Christian Benoit was one of dozens of lesbian, gay, bisexual, transgender, and queer Georgians from across the state who traveled to the Capitol on Tuesday morning to take part in the Pride to the Capitol rally.
“We have to stand in solidarity for those that won’t or can’t stand and represent themselves,” Benoit said. “We have voices that need to be heard and we deserve the same rights as everyone else [because] they are our constitutional rights.”
The rally was organized by Georgia’s division of the Human Rights Campaign, the nation’s largest LGBTQ civil rights organization. Demonstrators carried signs that read “Liberty and Justice For All,” “Proud and Free” and “LGBTQ Rights are Human Rights.”
Although they weren’t part of the 35 civil rights and advocacy organizations to partner with the HRC for the event, Benoit and members of the Trans Women of Color Healing Project, an organization in Tyrone, Georgia, traveled to Atlanta to take part in the rally.
After the rally, many of the organizers descended on the Capitol to advocate for civil rights and show legislators they are a powerful part of the electorate.
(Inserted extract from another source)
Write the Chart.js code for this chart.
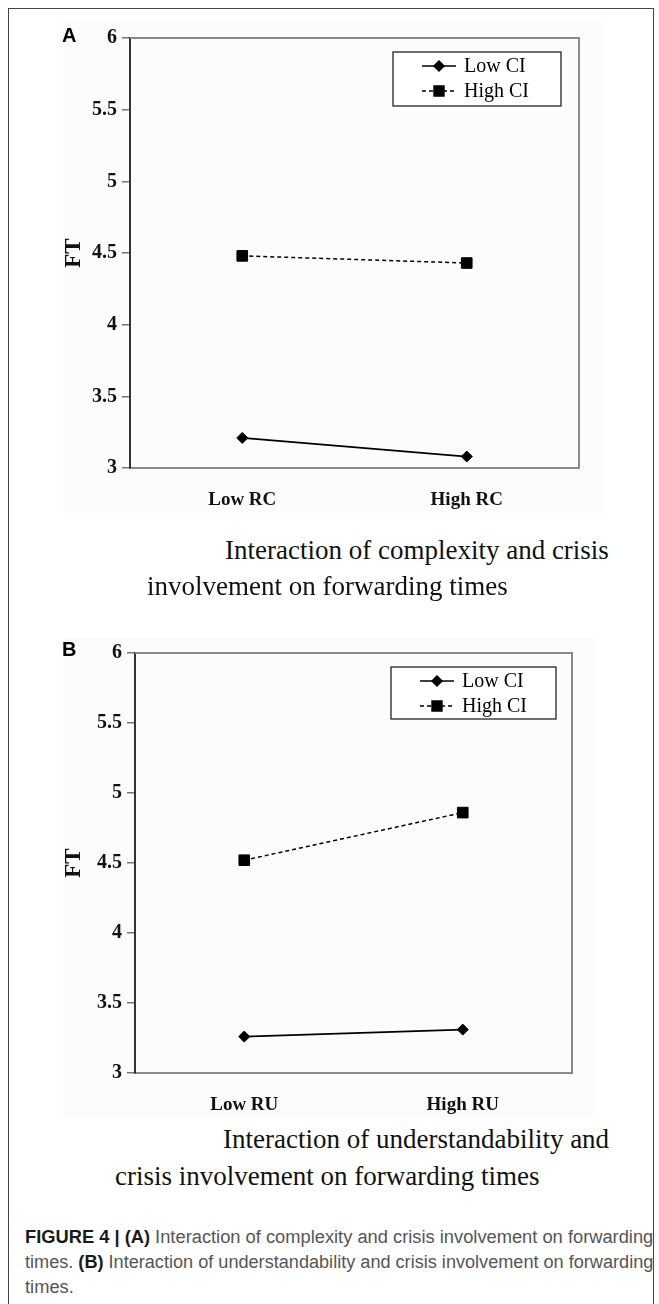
<!DOCTYPE html>
<html>
<head>
<meta charset="utf-8">
<script src="https://cdn.jsdelivr.net/npm/chart.js@4/dist/chart.umd.min.js"></script>
<style>
  html, body { margin: 0; padding: 0; background: #fff; }
  body { width: 659px; height: 1304px; position: relative; overflow: hidden; }
  .frame { position: absolute; left: 8px; top: 8px; width: 646px; height: 1310px; border: 1px solid #444; box-sizing: border-box; }
  .shade { position: absolute; background: #fcfcfc; }
  canvas { position: absolute; left: 0; }
  .panel { position: absolute; font: bold 20px Arial, "Liberation Sans", sans-serif; color: #000; }
  .cap { position: absolute; font: 27px/31px "Liberation Serif", "Times New Roman", serif; color: #111; white-space: nowrap; }
  .fig { position: absolute; left: 25px; font: 18px/25px "Liberation Sans", Arial, sans-serif; color: #555; white-space: nowrap; transform-origin: 0 50%; }
  .fig b { color: #1a1a1a; }
</style>
</head>
<body>
<div class="frame"></div>
<div class="shade" style="left:63px;top:20px;width:542px;height:493px"></div>
<div class="shade" style="left:63px;top:638px;width:534px;height:480px"></div>

<canvas id="chartA" width="659" height="520" style="top:0;width:659px;height:520px"></canvas>
<canvas id="chartB" width="659" height="520" style="top:600px;width:659px;height:520px"></canvas>

<div class="panel" style="left:62px;top:24px">A</div>
<div class="panel" style="left:62px;top:638px">B</div>

<div class="cap" style="left:225px;top:535px">Interaction of complexity and crisis</div>
<div class="cap" style="left:147px;top:571px">involvement on forwarding times</div>
<div class="cap" style="left:223px;top:1124px">Interaction of understandability and</div>
<div class="cap" style="left:115px;top:1161px">crisis involvement on forwarding times</div>

<div class="fig" style="top:1225px"><b>FIGURE 4 | (A)</b> Interaction of complexity and crisis involvement on forwarding</div>
<div class="fig" style="top:1250px">times. <b>(B)</b> Interaction of understandability and crisis involvement on forwarding</div>
<div class="fig" style="top:1275px">times.</div>

<script>
// values
const categoriesA = ['Low RC', 'High RC'];
const categoriesB = ['Low RU', 'High RU'];
const seriesNames = ['Low CI', 'High CI'];
const lowCiA = [3.21, 3.08];
const highCiA = [4.48, 4.43];
const lowCiB = [3.26, 3.31];
const highCiB = [4.52, 4.86];
const yTicks = [3, 3.5, 4, 4.5, 5, 5.5, 6];

const serif = '"Liberation Serif", "Times New Roman", serif';

// squeeze the caption lines to the justified width of the original
const figLines = document.querySelectorAll('.fig');
const squeeze = 628 / figLines[0].scrollWidth;
figLines.forEach((el, i) => {
  const k = i === 1 ? 628 / el.scrollWidth : squeeze;
  el.style.transform = `scaleX(${k})`;
});

// boxed legend (line sample + marker) and the gray top/right frame
const boxLegend = {
  id: 'boxLegend',
  afterDraw(chart, args, opts) {
    const { ctx, chartArea: a } = chart;
    ctx.save();
    ctx.strokeStyle = '#8a8a8a';
    ctx.lineWidth = 2;
    ctx.beginPath();
    ctx.moveTo(a.left, a.top);
    ctx.lineTo(a.right, a.top);
    ctx.lineTo(a.right, a.bottom);
    ctx.stroke();

    const x = a.right - opts.right - opts.width;
    const y = a.top + opts.top;
    ctx.fillStyle = '#fff';
    ctx.fillRect(x, y, opts.width, opts.height);
    ctx.strokeStyle = '#111';
    ctx.lineWidth = 1.2;
    ctx.strokeRect(x, y, opts.width, opts.height);

    chart.data.datasets.forEach((ds, i) => {
      const cy = y + 14 + i * 25;
      const lx = x + 29;
      ctx.strokeStyle = '#000';
      ctx.lineWidth = 1.5;
      ctx.setLineDash(ds.borderDash || []);
      ctx.beginPath();
      ctx.moveTo(lx, cy);
      ctx.lineTo(lx + 34, cy);
      ctx.stroke();
      ctx.setLineDash([]);
      ctx.fillStyle = '#000';
      Chart.helpers.drawPoint(ctx, {
        pointStyle: ds.pointStyle, radius: ds.pointRadius - 0.5, rotation: 0, borderWidth: 1
      }, lx + 17, cy);
      ctx.font = '20px ' + serif;
      ctx.textBaseline = 'middle';
      ctx.textAlign = 'left';
      ctx.fillText(ds.label, lx + 42, cy + 1);
    });
    ctx.restore();
  }
};

function makeChart(id, labels, lowVals, highVals, pad, legendPos) {
  return new Chart(document.getElementById(id), {
    type: 'line',
    data: {
      labels: labels,
      datasets: [
        {
          label: seriesNames[0],
          data: lowVals,
          borderColor: '#000',
          backgroundColor: '#000',
          borderWidth: 1.7,
          pointStyle: 'rectRot',
          pointRadius: 5.5,
          pointBorderWidth: 1,
        },
        {
          label: seriesNames[1],
          data: highVals,
          borderColor: '#000',
          backgroundColor: '#000',
          borderWidth: 1.5,
          borderDash: [4, 3],
          pointStyle: 'rect',
          pointRadius: 7.5,
          pointBorderWidth: 1,
        },
      ],
    },
    options: {
      responsive: false,
      animation: false,
      layout: { padding: { left: 60, right: pad.right, top: pad.top, bottom: 0 } },
      plugins: {
        legend: { display: false },
        tooltip: { enabled: false },
        boxLegend: legendPos,
      },
      scales: {
        x: {
          offset: true,
          afterFit: (s) => { s.height = pad.xHeight; },
          grid: { display: false },
          border: { display: true, color: '#8a8a8a', width: 2 },
          ticks: {
            color: '#111',
            padding: 13,
            maxRotation: 0,
            font: { family: serif, size: 19, weight: 'bold' },
          },
        },
        y: {
          min: 3,
          max: 6,
          afterFit: (s) => { s.width = pad.yWidth; },
          afterBuildTicks: (s) => { s.ticks = yTicks.map((v) => ({ value: v })); },
          grid: { drawOnChartArea: false, tickLength: 8, color: '#777', lineWidth: 1.5 },
          border: { display: true, color: '#333', width: 2 },
          ticks: {
            color: '#111',
            padding: 5,
            callback: (v) => String(v),
            font: { family: serif, size: 20, weight: 'bold' },
          },
          title: {
            display: true,
            text: 'FT',
            color: '#111',
            padding: { top: 0, bottom: 0 },
            font: { family: serif, size: 23, weight: 'bold' },
          },
        },
      },
    },
    plugins: [boxLegend],
  });
}

makeChart('chartA', categoriesA, lowCiA, highCiA,
  { right: 80, top: 38, xHeight: 52, yWidth: 70 },
  { right: 18, top: 14, width: 168, height: 54 });

makeChart('chartB', categoriesB, lowCiB, highCiB,
  { right: 87, top: 53, xHeight: 47, yWidth: 75 },
  { right: 16, top: 14, width: 165, height: 52 });
</script>
</body>
</html>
Advocates from around the state met with lawmakers to champion legislation they said will protect the rights of all Georgians.
“Across the South, the responsibility is falling on small nonprofits like [Savannah Pride Center], organizations that are working every single day to fill massive caps in access, prevention, and dignity in health care,” said Michael Bell, Savannah Pride Center’s executive director, to reporters and legislators in front of the south steps in the Capitol.
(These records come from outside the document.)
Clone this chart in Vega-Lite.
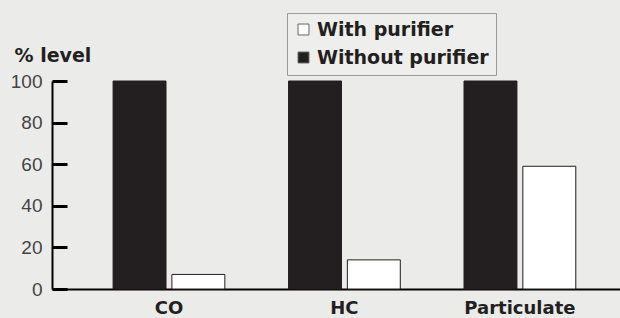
{
  "$schema": "https://vega.github.io/schema/vega-lite/v6.json",
  "width": 568,
  "height": 208,
  "autosize": {"type": "none"},
  "padding": {"left": 52, "top": 81, "right": 0, "bottom": 29},
  "background": "#ebebea",
  "config": {
    "view": {"stroke": null},
    "font": "Liberation Sans"
  },
  "data": {
    "values": [
      {"pollutant": "CO", "condition": "Without purifier", "level": 100},
      {"pollutant": "CO", "condition": "With purifier", "level": 7},
      {"pollutant": "HC", "condition": "Without purifier", "level": 100},
      {"pollutant": "HC", "condition": "With purifier", "level": 14},
      {"pollutant": "Particulate", "condition": "Without purifier", "level": 100},
      {"pollutant": "Particulate", "condition": "With purifier", "level": 59}
    ]
  },
  "resolve": {"axis": {"y": "independent"}},
  "layer": [
    {
      "mark": {"type": "bar", "stroke": "#231f20", "strokeWidth": 1},
      "encoding": {
        "x": {
          "field": "pollutant",
          "type": "nominal",
          "sort": ["CO", "HC", "Particulate"],
          "scale": {"paddingInner": 0.363, "paddingOuter": 0.3, "align": 0.58},
          "axis": {
            "title": null,
            "labelAngle": 0,
            "labelFont": "DejaVu Sans",
            "labelFontSize": 18,
            "labelFontWeight": "bold",
            "labelColor": "#231f20",
            "labelPadding": 10,
            "ticks": false,
            "domainColor": "#000000",
            "domainWidth": 2
          }
        },
        "xOffset": {
          "field": "condition",
          "type": "nominal",
          "sort": ["Without purifier", "With purifier"],
          "scale": {"paddingInner": 0.1, "paddingOuter": 0}
        },
        "y": {
          "field": "level",
          "type": "quantitative",
          "scale": {"domain": [0, 100], "nice": false},
          "axis": {
            "orient": "left",
            "values": [0, 20, 40, 60, 80, 100],
            "grid": false,
            "title": "% level",
            "titleAngle": 0,
            "titleAlign": "left",
            "titleBaseline": "alphabetic",
            "titleX": -38,
            "titleY": -20,
            "titleFont": "DejaVu Sans",
            "titleFontSize": 19,
            "titleFontWeight": "bold",
            "titleColor": "#231f20",
            "labelFont": "Liberation Sans",
            "labelFontSize": 19,
            "labelColor": "#444444",
            "labelPadding": 25,
            "ticks": true,
            "tickSize": -15,
            "tickColor": "black",
            "tickWidth": 3,
            "domainColor": "#000000",
            "domainWidth": 2
          }
        },
        "fill": {
          "field": "condition",
          "type": "nominal",
          "sort": ["With purifier", "Without purifier"],
          "scale": {"domain": ["With purifier", "Without purifier"], "range": ["#ffffff", "#231f20"]},
          "legend": {
            "title": null,
            "orient": "none",
            "legendX": 235,
            "legendY": -68,
            "direction": "vertical",
            "padding": 7,
            "strokeColor": "#999999",
            "fillColor": "#eeeeed",
            "symbolType": "square",
            "symbolSize": 120,
            "symbolStrokeColor": "#666666",
            "symbolStrokeWidth": 1,
            "labelFont": "DejaVu Sans",
            "labelFontSize": 19,
            "labelFontWeight": "bold",
            "labelColor": "#231f20",
            "labelOffset": 4,
            "labelLimit": 400,
            "rowPadding": 8
          }
        }
      }
    },
    {
      "mark": {"type": "tick", "opacity": 0},
      "encoding": {
        "y": {
          "field": "level",
          "type": "quantitative",
          "axis": {
            "orient": "right",
            "values": [0, 20, 40, 60, 80, 100],
            "grid": false,
            "title": null,
            "labels": false,
            "domain": false,
            "ticks": false
          }
        }
      }
    }
  ]
}
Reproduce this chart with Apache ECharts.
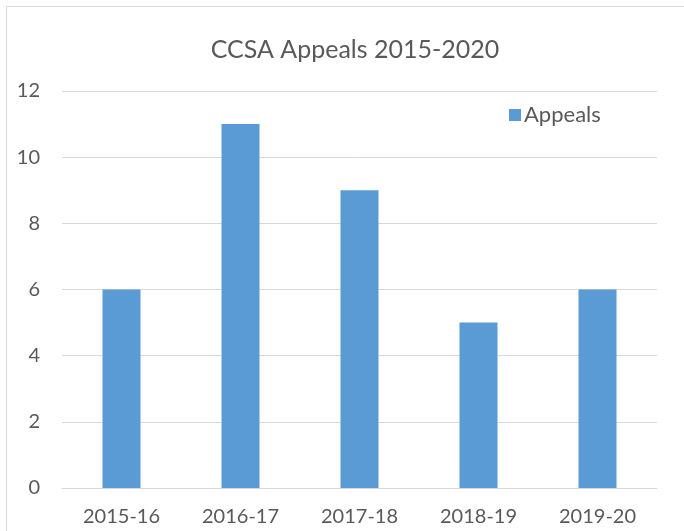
<!DOCTYPE html>
<html>
<head>
<meta charset="utf-8">
<script src="https://cdn.jsdelivr.net/npm/echarts@6/dist/echarts.min.js"></script>
<style>
  html, body { margin: 0; padding: 0; background: #fff; overflow: hidden; }
  #frame { position: absolute; left: 6px; top: 6px; width: 700px; height: 560px; border: 1px solid #d9d9d9; }
  #chart { position: absolute; left: 0; top: 0; width: 684px; height: 531px; }
</style>
</head>
<body>
<div id="frame"></div>
<div id="chart"></div>
<script>
// chart data
const years = ['2015-16', '2016-17', '2017-18', '2018-19', '2019-20'];
const appeals = [6, 11, 9, 5, 6];
const seriesName = 'Appeals';

const textColor = '#595959';
const font = 'Lato, "Open Sans", sans-serif';

const chart = echarts.init(document.getElementById('chart'));
chart.setOption({
    animation: false,
    title: {
        text: 'CCSA Appeals 2015-2020',
        left: 350,
        textAlign: 'center',
        top: 32,
        textStyle: {color: textColor, fontSize: 25, fontWeight: 'normal', fontFamily: font}
    },
    legend: {
        data: [seriesName],
        left: 504,
        top: 99,
        icon: 'rect',
        itemWidth: 12,
        itemHeight: 12,
        itemGap: 6,
        textStyle: {color: textColor, fontSize: 22, fontFamily: font, padding: [0, 0, 0, -2]}
    },
    grid: {left: 62, right: 27, top: 91, bottom: 43, containLabel: false},
    xAxis: {
        type: 'category',
        data: years,
        axisTick: {show: false},
        axisLine: {lineStyle: {color: '#d9d9d9'}},
        axisLabel: {color: textColor, fontSize: 20, fontFamily: font, margin: 19}
    },
    yAxis: {
        type: 'value',
        min: 0,
        max: 12,
        interval: 2,
        axisLine: {show: false},
        axisTick: {show: false},
        splitLine: {lineStyle: {color: '#d9d9d9'}},
        axisLabel: {color: textColor, fontSize: 20, fontFamily: font, margin: 22}
    },
    series: [{
        name: seriesName,
        type: 'bar',
        data: appeals,
        barWidth: 38,
        itemStyle: {color: '#5b9bd5'}
    }]
});
</script>
</body>
</html>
Savannah Pride, one of the groups that partnered with HRC for the event, is helping to push for bills that address public safety, economic security and health care access.
Central to the advocacy campaign is the view that a majority of the legislation the organizers support is not exclusive to the LGBTQ community and would improve the quality of life for all residents.
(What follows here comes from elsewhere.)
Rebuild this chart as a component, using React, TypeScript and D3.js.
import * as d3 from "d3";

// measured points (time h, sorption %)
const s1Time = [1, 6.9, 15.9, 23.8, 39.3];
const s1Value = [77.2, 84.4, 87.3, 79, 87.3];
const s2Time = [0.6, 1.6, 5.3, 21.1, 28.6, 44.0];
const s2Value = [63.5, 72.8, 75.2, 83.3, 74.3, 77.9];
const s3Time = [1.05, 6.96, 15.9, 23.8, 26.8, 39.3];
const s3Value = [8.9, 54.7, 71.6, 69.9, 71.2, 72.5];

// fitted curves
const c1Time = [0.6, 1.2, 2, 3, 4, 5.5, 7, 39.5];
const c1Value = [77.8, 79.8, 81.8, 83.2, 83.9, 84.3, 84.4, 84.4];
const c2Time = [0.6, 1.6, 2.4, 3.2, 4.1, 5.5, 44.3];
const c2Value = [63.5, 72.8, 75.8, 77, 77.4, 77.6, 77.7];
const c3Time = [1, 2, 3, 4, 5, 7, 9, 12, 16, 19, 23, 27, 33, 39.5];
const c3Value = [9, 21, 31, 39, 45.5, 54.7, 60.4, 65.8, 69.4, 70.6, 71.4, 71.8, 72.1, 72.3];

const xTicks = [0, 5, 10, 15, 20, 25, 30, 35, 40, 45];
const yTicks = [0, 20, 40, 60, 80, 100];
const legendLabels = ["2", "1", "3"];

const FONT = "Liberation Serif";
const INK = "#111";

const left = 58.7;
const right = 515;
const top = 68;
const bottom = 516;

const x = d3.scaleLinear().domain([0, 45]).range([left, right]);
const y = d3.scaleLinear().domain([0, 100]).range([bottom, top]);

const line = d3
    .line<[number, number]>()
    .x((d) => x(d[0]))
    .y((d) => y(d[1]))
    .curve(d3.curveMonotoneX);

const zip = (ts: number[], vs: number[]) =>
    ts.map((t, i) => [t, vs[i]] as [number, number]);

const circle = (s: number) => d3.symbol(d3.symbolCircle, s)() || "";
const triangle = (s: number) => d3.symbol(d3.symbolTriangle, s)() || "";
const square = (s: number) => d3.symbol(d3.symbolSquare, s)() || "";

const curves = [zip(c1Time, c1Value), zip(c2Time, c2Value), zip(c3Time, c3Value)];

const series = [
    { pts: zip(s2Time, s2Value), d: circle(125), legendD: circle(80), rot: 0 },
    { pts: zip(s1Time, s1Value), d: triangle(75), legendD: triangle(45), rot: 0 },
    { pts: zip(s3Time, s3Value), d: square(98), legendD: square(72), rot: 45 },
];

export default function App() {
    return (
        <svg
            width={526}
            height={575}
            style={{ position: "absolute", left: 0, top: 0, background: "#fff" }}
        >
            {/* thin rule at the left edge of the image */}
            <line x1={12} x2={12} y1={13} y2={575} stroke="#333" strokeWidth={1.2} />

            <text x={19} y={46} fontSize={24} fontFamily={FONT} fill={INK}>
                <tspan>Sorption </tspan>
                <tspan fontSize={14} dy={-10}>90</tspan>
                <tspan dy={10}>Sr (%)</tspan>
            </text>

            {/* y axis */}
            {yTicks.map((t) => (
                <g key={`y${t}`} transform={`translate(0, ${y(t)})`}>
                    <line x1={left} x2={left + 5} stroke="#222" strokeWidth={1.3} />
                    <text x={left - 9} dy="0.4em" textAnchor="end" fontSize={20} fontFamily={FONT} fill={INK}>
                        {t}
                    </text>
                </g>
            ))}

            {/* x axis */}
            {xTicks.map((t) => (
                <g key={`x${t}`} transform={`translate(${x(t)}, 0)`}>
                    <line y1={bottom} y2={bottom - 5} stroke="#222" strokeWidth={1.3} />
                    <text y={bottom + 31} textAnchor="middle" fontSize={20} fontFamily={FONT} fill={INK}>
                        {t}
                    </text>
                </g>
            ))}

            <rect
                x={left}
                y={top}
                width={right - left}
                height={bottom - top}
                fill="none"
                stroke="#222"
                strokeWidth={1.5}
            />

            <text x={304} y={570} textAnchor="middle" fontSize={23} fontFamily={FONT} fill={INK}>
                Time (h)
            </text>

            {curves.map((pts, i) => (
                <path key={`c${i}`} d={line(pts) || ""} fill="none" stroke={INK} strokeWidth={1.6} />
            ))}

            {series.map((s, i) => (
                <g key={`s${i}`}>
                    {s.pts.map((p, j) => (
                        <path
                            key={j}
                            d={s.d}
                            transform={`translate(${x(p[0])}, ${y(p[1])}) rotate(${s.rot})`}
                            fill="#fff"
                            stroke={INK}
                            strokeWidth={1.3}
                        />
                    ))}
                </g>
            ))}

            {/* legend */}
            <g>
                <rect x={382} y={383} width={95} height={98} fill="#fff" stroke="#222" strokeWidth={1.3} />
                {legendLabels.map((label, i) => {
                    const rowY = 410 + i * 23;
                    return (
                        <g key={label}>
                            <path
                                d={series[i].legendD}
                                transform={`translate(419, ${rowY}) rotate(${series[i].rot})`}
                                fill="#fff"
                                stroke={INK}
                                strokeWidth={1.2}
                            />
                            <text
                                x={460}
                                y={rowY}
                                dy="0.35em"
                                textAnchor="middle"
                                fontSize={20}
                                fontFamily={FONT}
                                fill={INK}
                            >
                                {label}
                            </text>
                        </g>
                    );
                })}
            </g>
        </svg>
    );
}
This legislative session they are backing bills like one to expand Medicaid – which Gov. Brian Kemp has refused to do since taking office – a bill to guarantee reproductive freedom, and a bill to require U.S. Immigration and Customs Enforcement agents to display visible identification and prohibit face coverings.
For Benoit and the Trans Women of Color Healing Project, their focus is primarily on uplifting trans people in their area who may not be able to travel to Atlanta for services and programs dedicated to the trans community. Soon, he said, the organization is working on opening a clinic for trans and queer people to access gender-affirming care, HIV/STI testing, and HIV prevention medication.
Other than Washington, D.C., Georgia has the highest rate of new HIV cases in the country, with 11.3 new cases for every 100,000 people, according to the most recent government data from 2022.

Nationally, advocates are concerned about federal officials trying to reduce access to HIV prevention medication by removing it from the list of drugs health insurers, including Medicare and Medicaid, must cover. In Georgia, however, this year a bill expanding access to HIV prevention medication by allowing pharmacists to prescribe the drug has gained bipartisan support, passing the House with 155 yes votes and 7 no votes in February.
The legislation has the potential to have a particularly large impact on Georgia’s Black communities that bear the brunt of new cases. While HIV is overwhelmingly associated with men, Black women in Georgia, regardless of sexuality, are significantly more likely to be diagnosed with HIV than white women.
“The HIV modernization bill [is] a step forward after 20 years of work in treating people with dignity and aligning our laws with current science,” state Rep. Karla Drenner said.
When Drenner was first elected in 2000 to represent House District 85, a majority-Black district, she became the first openly LGBTQ person elected to the state legislature in the South. Still, she pointed out the continued need for progress and for LGBTQ people to tell their stories and those of the people who came before them.
Despite the success of the HIV modernization legislation that Drenner supported, the House Judiciary Non-Civil Committee also advanced a bill that advocates spent the day asking lawmakers not to support: Senate Bill 74 would create criminal penalties for librarians who knowingly allow minors to check out material with “harmful” content.
Previously, librarians had been exempt from criminal penalties set by Georgia’s obscenity law, which includes homosexuality, masturbation, and sexual intercourse under its definition of content that is harmful to minors.
Advocates said the bill, if passed, would be an attack on the First Amendment rights of children, librarians, and LGBTQ Georgians.
“When I first entered public life, it was still illegal to be gay in this country,” Drenner said. “That was not ancient history, that was within my lifetime.”